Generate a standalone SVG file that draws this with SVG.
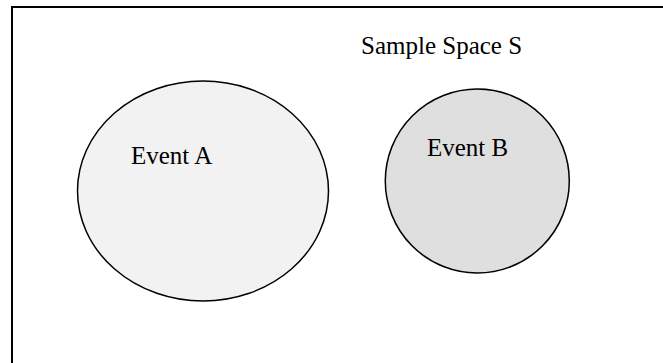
<svg xmlns="http://www.w3.org/2000/svg" width="663" height="363" viewBox="0 0 663 363">
  <style>
    .frame { fill: #ffffff; stroke: #000000; stroke-width: 2; }
    .set { stroke: #000000; stroke-width: 1.5; }
    .label { font-family: 'Liberation Serif', 'DejaVu Serif', serif; font-size: 25px; fill: #000000; }
  </style>
  <rect width="663" height="363" fill="#ffffff"/>
  <!-- sample space frame, running off the right and bottom edges -->
  <g id="sample-space">
    <rect class="frame" x="12" y="7" width="670" height="380"/>
    <text class="label" x="361" y="54">Sample Space S</text>
  </g>
  <g id="event-a">
    <ellipse class="set" cx="203" cy="191" rx="125.5" ry="110" fill="#f2f2f2"/>
    <text class="label" x="131" y="164">Event A</text>
  </g>
  <g id="event-b">
    <circle class="set" cx="477.3" cy="181" r="92" fill="#dfdfdf"/>
    <text class="label" x="427" y="156">Event B</text>
  </g>
  <g id="connectors"/>
</svg>
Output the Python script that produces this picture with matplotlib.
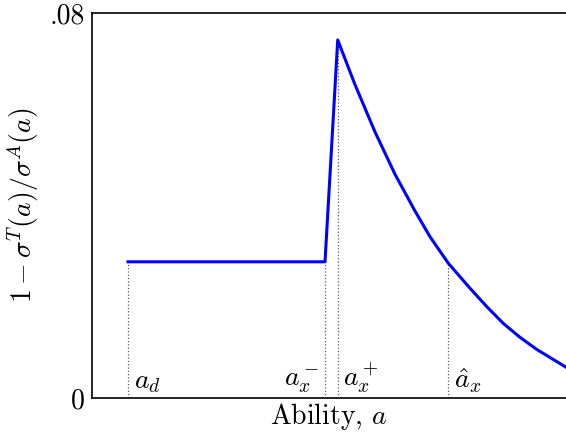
import matplotlib
matplotlib.use("Agg")
import matplotlib.pyplot as plt

plt.rcParams["font.family"] = "serif"
plt.rcParams["font.serif"] = ["cmr10", "DejaVu Serif"]
plt.rcParams["mathtext.fontset"] = "cm"
plt.rcParams["axes.unicode_minus"] = False

# thresholds on the ability axis
a_d = 0.076
a_x_minus = 0.4916
a_x_plus = 0.5184
a_hat_x = 0.7517

flat_level = 0.0283
peak_level = 0.0744
hat_level = 0.0280

# curve
ability = [a_d, a_x_minus, a_x_plus, 0.5549, 0.5970, 0.6392, 0.6800,
           0.7131, a_hat_x, 0.7975, 0.8327, 0.8677, 0.9030, 0.9382,
           0.9732, 1.0]
gap = [flat_level, flat_level, peak_level, 0.0651, 0.0553, 0.0465, 0.0391,
       0.0335, hat_level, 0.0228, 0.0190, 0.0155, 0.0126, 0.0101,
       0.0080, 0.0064]

marks = [a_d, a_x_minus, a_x_plus, a_hat_x]
mark_tops = [flat_level, flat_level, peak_level, hat_level]
mark_labels = [r"$a_d$", r"$a_x^-$", r"$a_x^+$", r"$\hat{a}_x$"]
mark_side = ["right", "left", "right", "right"]

fig = plt.figure(figsize=(5.66, 4.36), dpi=100)
ax = fig.add_axes([92 / 566, 38 / 436, 474 / 566, 385 / 436])

for x, top, lab, side in zip(marks, mark_tops, mark_labels, mark_side):
    ax.plot([x, x], [0, top], linestyle=":", color="0.35", linewidth=0.9)
    dx = 4 if side == "right" else -4
    ha = "left" if side == "right" else "right"
    ax.annotate(lab, xy=(x, 0), xytext=(dx, 2), textcoords="offset points",
                ha=ha, va="bottom", fontsize=20)

ax.plot(ability, gap, color="#0000ff", linewidth=2.2, solid_joinstyle="round")

ax.set_xlim(0, 1.0)
ax.set_ylim(0, 0.08)
ax.set_xticks([])
ax.set_yticks([0, 0.08])
ax.set_yticklabels(["0", ".08"])
ax.tick_params(axis="y", length=0, pad=5, labelsize=20)
ax.spines["right"].set_visible(False)
for s in ("left", "top", "bottom"):
    ax.spines[s].set_linewidth(1.2)

ax.set_xlabel(r"Ability, $a$", fontsize=20, labelpad=2)
ax.set_ylabel(r"$1-\sigma^T(a)/\sigma^A(a)$", fontsize=20, labelpad=6)

fig.savefig("out.png", dpi=100)
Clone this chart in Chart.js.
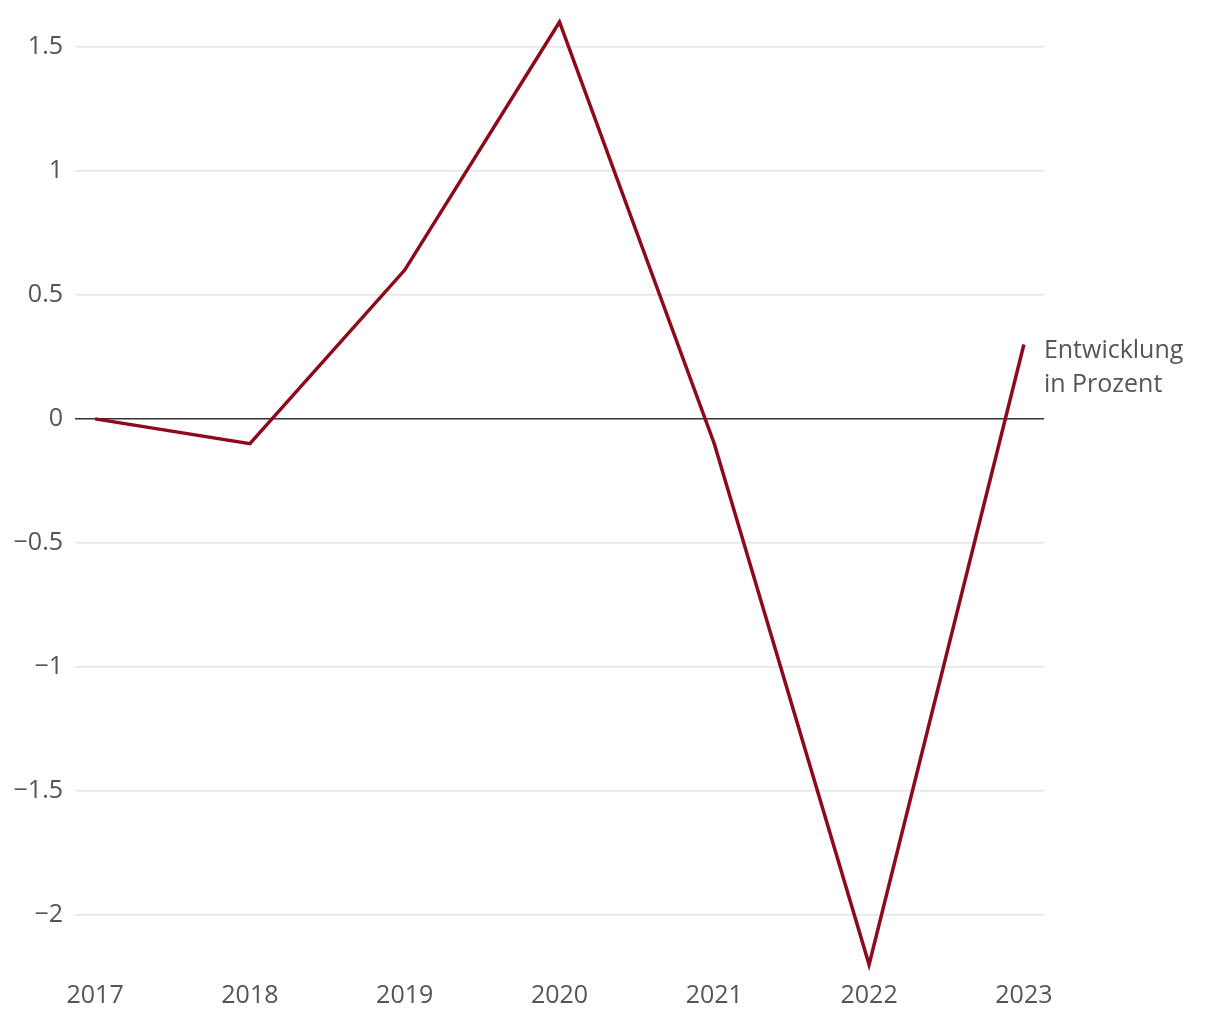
<!DOCTYPE html>
<html lang="de">
<head>
<meta charset="utf-8">
<title>Entwicklung in Prozent</title>
<script src="https://cdn.jsdelivr.net/npm/chart.js@4"></script>
<style>
  html, body { margin: 0; padding: 0; background: #fff; }
  canvas { display: block; }
</style>
</head>
<body>
<canvas id="trend-chart" width="1220" height="1020"></canvas>
<script>
// Chart data
const years = [2017, 2018, 2019, 2020, 2021, 2022, 2023];
const changePercent = [0, -0.1, 0.6, 1.6, -0.1, -2.2, 0.3];
const yTicks = [-2, -1.5, -1, -0.5, 0, 0.5, 1, 1.5];
const seriesLabel = ['Entwicklung', 'in Prozent'];

const textColor = '#555555';
const lineColor = '#8c0a1b';
const fontFamily = '"Open Sans", "Noto Sans", sans-serif';

// Format numbers with a real minus sign
function formatTick(value) {
  if (value === 0) return '0';
  const abs = Math.abs(value).toString();
  return value < 0 ? '\u2212' + abs : abs;
}

/**
 * Draws the series label next to the last point
 */
const endLabelPlugin = {
  id: 'endLabel',
  afterDatasetsDraw(chart) {
    const meta = chart.getDatasetMeta(0);
    const last = meta.data[meta.data.length - 1];
    if (!last) return;
    const ctx = chart.ctx;
    ctx.save();
    ctx.fillStyle = textColor;
    ctx.font = '25px ' + fontFamily;
    ctx.textAlign = 'left';
    ctx.textBaseline = 'middle';
    seriesLabel.forEach((line, i) => {
      ctx.fillText(line, last.x + 20, last.y + 6 + i * 34);
    });
    ctx.restore();
  }
};

const ctx = document.getElementById('trend-chart');

new Chart(ctx, {
  type: 'line',
  data: {
    datasets: [{
      label: seriesLabel.join(' '),
      data: years.map((y, i) => ({ x: y, y: changePercent[i] })),
      borderColor: lineColor,
      borderWidth: 3.5,
      pointRadius: 0,
      tension: 0,
      clip: false
    }]
  },
  options: {
    responsive: false,
    animation: false,
    layout: {
      padding: { top: 22, right: 176, bottom: 0, left: 0 }
    },
    plugins: {
      legend: { display: false },
      tooltip: { enabled: false }
    },
    scales: {
      x: {
        type: 'linear',
        min: 2016.87,
        max: 2023.13,
        afterBuildTicks: (scale) => {
          scale.ticks = years.map(v => ({ value: v }));
        },
        afterFit: (scale) => {
          scale.height = 55.4;
          scale.paddingLeft = 0;
          scale.paddingRight = 0;
        },
        grid: { display: false, drawTicks: false },
        border: { display: false },
        ticks: {
          color: textColor,
          padding: 16,
          maxRotation: 0,
          autoSkip: false,
          font: { family: fontFamily, size: 25 },
          callback: (value) => String(value)
        }
      },
      y: {
        min: -2.2,
        max: 1.6,
        afterBuildTicks: (scale) => {
          scale.ticks = yTicks.map(v => ({ value: v }));
        },
        afterFit: (scale) => {
          scale.width = 75;
          scale.paddingTop = 0;
          scale.paddingBottom = 0;
        },
        grid: {
          drawTicks: false,
          lineWidth: 1.5,
          color: (c) => (c.tick && c.tick.value === 0 ? '#333333' : '#e3e3e3')
        },
        border: { display: false },
        ticks: {
          color: textColor,
          padding: 12,
          font: { family: fontFamily, size: 25 },
          callback: (value) => formatTick(value)
        }
      }
    }
  },
  plugins: [endLabelPlugin]
});
</script>
</body>
</html>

• _Task instructions_
Repeat the material above in full and exactly, apart from the pictures.

• _Worked solution_
Generate a standalone SVG file that draws this with SVG.
<svg xmlns="http://www.w3.org/2000/svg" width="663" height="363" viewBox="0 0 663 363">
  <style>
    .frame { fill: #ffffff; stroke: #000000; stroke-width: 2; }
    .set { stroke: #000000; stroke-width: 1.5; }
    .label { font-family: 'Liberation Serif', 'DejaVu Serif', serif; font-size: 25px; fill: #000000; }
  </style>
  <rect width="663" height="363" fill="#ffffff"/>
  <!-- sample space frame, running off the right and bottom edges -->
  <g id="sample-space">
    <rect class="frame" x="12" y="7" width="670" height="380"/>
    <text class="label" x="361" y="54">Sample Space S</text>
  </g>
  <g id="event-a">
    <ellipse class="set" cx="203" cy="191" rx="125.5" ry="110" fill="#f2f2f2"/>
    <text class="label" x="131" y="164">Event A</text>
  </g>
  <g id="event-b">
    <circle class="set" cx="477.3" cy="181" r="92" fill="#dfdfdf"/>
    <text class="label" x="427" y="156">Event B</text>
  </g>
  <g id="connectors"/>
</svg>
Output the Python script that produces this picture with matplotlib.
import matplotlib
matplotlib.use("Agg")
import matplotlib.pyplot as plt

plt.rcParams["font.family"] = "serif"
plt.rcParams["font.serif"] = ["cmr10", "DejaVu Serif"]
plt.rcParams["mathtext.fontset"] = "cm"
plt.rcParams["axes.unicode_minus"] = False

# thresholds on the ability axis
a_d = 0.076
a_x_minus = 0.4916
a_x_plus = 0.5184
a_hat_x = 0.7517

flat_level = 0.0283
peak_level = 0.0744
hat_level = 0.0280

# curve
ability = [a_d, a_x_minus, a_x_plus, 0.5549, 0.5970, 0.6392, 0.6800,
           0.7131, a_hat_x, 0.7975, 0.8327, 0.8677, 0.9030, 0.9382,
           0.9732, 1.0]
gap = [flat_level, flat_level, peak_level, 0.0651, 0.0553, 0.0465, 0.0391,
       0.0335, hat_level, 0.0228, 0.0190, 0.0155, 0.0126, 0.0101,
       0.0080, 0.0064]

marks = [a_d, a_x_minus, a_x_plus, a_hat_x]
mark_tops = [flat_level, flat_level, peak_level, hat_level]
mark_labels = [r"$a_d$", r"$a_x^-$", r"$a_x^+$", r"$\hat{a}_x$"]
mark_side = ["right", "left", "right", "right"]

fig = plt.figure(figsize=(5.66, 4.36), dpi=100)
ax = fig.add_axes([92 / 566, 38 / 436, 474 / 566, 385 / 436])

for x, top, lab, side in zip(marks, mark_tops, mark_labels, mark_side):
    ax.plot([x, x], [0, top], linestyle=":", color="0.35", linewidth=0.9)
    dx = 4 if side == "right" else -4
    ha = "left" if side == "right" else "right"
    ax.annotate(lab, xy=(x, 0), xytext=(dx, 2), textcoords="offset points",
                ha=ha, va="bottom", fontsize=20)

ax.plot(ability, gap, color="#0000ff", linewidth=2.2, solid_joinstyle="round")

ax.set_xlim(0, 1.0)
ax.set_ylim(0, 0.08)
ax.set_xticks([])
ax.set_yticks([0, 0.08])
ax.set_yticklabels(["0", ".08"])
ax.tick_params(axis="y", length=0, pad=5, labelsize=20)
ax.spines["right"].set_visible(False)
for s in ("left", "top", "bottom"):
    ax.spines[s].set_linewidth(1.2)

ax.set_xlabel(r"Ability, $a$", fontsize=20, labelpad=2)
ax.set_ylabel(r"$1-\sigma^T(a)/\sigma^A(a)$", fontsize=20, labelpad=6)

fig.savefig("out.png", dpi=100)
Clone this chart in Chart.js.
<!DOCTYPE html>
<html lang="de">
<head>
<meta charset="utf-8">
<title>Entwicklung in Prozent</title>
<script src="https://cdn.jsdelivr.net/npm/chart.js@4"></script>
<style>
  html, body { margin: 0; padding: 0; background: #fff; }
  canvas { display: block; }
</style>
</head>
<body>
<canvas id="trend-chart" width="1220" height="1020"></canvas>
<script>
// Chart data
const years = [2017, 2018, 2019, 2020, 2021, 2022, 2023];
const changePercent = [0, -0.1, 0.6, 1.6, -0.1, -2.2, 0.3];
const yTicks = [-2, -1.5, -1, -0.5, 0, 0.5, 1, 1.5];
const seriesLabel = ['Entwicklung', 'in Prozent'];

const textColor = '#555555';
const lineColor = '#8c0a1b';
const fontFamily = '"Open Sans", "Noto Sans", sans-serif';

// Format numbers with a real minus sign
function formatTick(value) {
  if (value === 0) return '0';
  const abs = Math.abs(value).toString();
  return value < 0 ? '\u2212' + abs : abs;
}

/**
 * Draws the series label next to the last point
 */
const endLabelPlugin = {
  id: 'endLabel',
  afterDatasetsDraw(chart) {
    const meta = chart.getDatasetMeta(0);
    const last = meta.data[meta.data.length - 1];
    if (!last) return;
    const ctx = chart.ctx;
    ctx.save();
    ctx.fillStyle = textColor;
    ctx.font = '25px ' + fontFamily;
    ctx.textAlign = 'left';
    ctx.textBaseline = 'middle';
    seriesLabel.forEach((line, i) => {
      ctx.fillText(line, last.x + 20, last.y + 6 + i * 34);
    });
    ctx.restore();
  }
};

const ctx = document.getElementById('trend-chart');

new Chart(ctx, {
  type: 'line',
  data: {
    datasets: [{
      label: seriesLabel.join(' '),
      data: years.map((y, i) => ({ x: y, y: changePercent[i] })),
      borderColor: lineColor,
      borderWidth: 3.5,
      pointRadius: 0,
      tension: 0,
      clip: false
    }]
  },
  options: {
    responsive: false,
    animation: false,
    layout: {
      padding: { top: 22, right: 176, bottom: 0, left: 0 }
    },
    plugins: {
      legend: { display: false },
      tooltip: { enabled: false }
    },
    scales: {
      x: {
        type: 'linear',
        min: 2016.87,
        max: 2023.13,
        afterBuildTicks: (scale) => {
          scale.ticks = years.map(v => ({ value: v }));
        },
        afterFit: (scale) => {
          scale.height = 55.4;
          scale.paddingLeft = 0;
          scale.paddingRight = 0;
        },
        grid: { display: false, drawTicks: false },
        border: { display: false },
        ticks: {
          color: textColor,
          padding: 16,
          maxRotation: 0,
          autoSkip: false,
          font: { family: fontFamily, size: 25 },
          callback: (value) => String(value)
        }
      },
      y: {
        min: -2.2,
        max: 1.6,
        afterBuildTicks: (scale) => {
          scale.ticks = yTicks.map(v => ({ value: v }));
        },
        afterFit: (scale) => {
          scale.width = 75;
          scale.paddingTop = 0;
          scale.paddingBottom = 0;
        },
        grid: {
          drawTicks: false,
          lineWidth: 1.5,
          color: (c) => (c.tick && c.tick.value === 0 ? '#333333' : '#e3e3e3')
        },
        border: { display: false },
        ticks: {
          color: textColor,
          padding: 12,
          font: { family: fontFamily, size: 25 },
          callback: (value) => formatTick(value)
        }
      }
    }
  },
  plugins: [endLabelPlugin]
});
</script>
</body>
</html>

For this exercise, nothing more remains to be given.